For timeline or institutional ID questions, use the term to connect treaties like Maastricht or Lisbon to the larger story of European Union development. A good answer does more than define the word. It shows how intergovernmentalism explains the way the EU balances cooperation with national independence.
These two are often mixed up because both describe how the EU makes decisions. Intergovernmentalism keeps power with member states, while supranationalism shifts some authority to EU institutions that can act above national governments. If you remember who holds the final say, the difference gets much easier.
Intergovernmentalism means EU member states keep control and make decisions through negotiation rather than giving full power to a central authority.
It is a major idea in European History 1945 to Present because it explains the limits of European integration after World War II.

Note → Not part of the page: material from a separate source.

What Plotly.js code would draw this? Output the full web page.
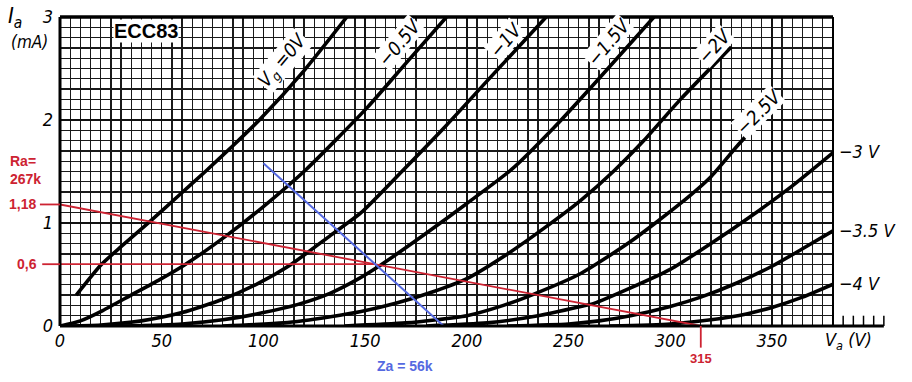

The European Council is a strong example of intergovernmental decision-making since national leaders bargain there as representatives of their own countries.
Treaties like Maastricht and Lisbon expanded cooperation, but they did not erase the sovereignty of member states.
If a policy area involves compromise, vetoes, or national resistance to EU control, intergovernmentalism is usually part of the explanation.
Intergovernmentalism is the EU approach where national governments stay in control and cooperate through negotiation. In this course, it helps explain why European integration grew, but only as far as member states were willing to go.
Intergovernmentalism keeps decision-making with the states, while supranationalism gives some authority to EU institutions above the national level. In practice, that means intergovernmentalism protects sovereignty, while supranationalism is more willing to limit it for the sake of common rules.
The European Council is a clear example because it brings together heads of state and government to negotiate big political choices. Treaty negotiations and crisis talks also show intergovernmentalism when member states bargain to protect their own interests.
It explains why the EU often compromises instead of acting like a single federal government. When countries disagree on security, money, or sovereignty, intergovernmentalism helps you see why the final policy may be slow, limited, or heavily negotiated.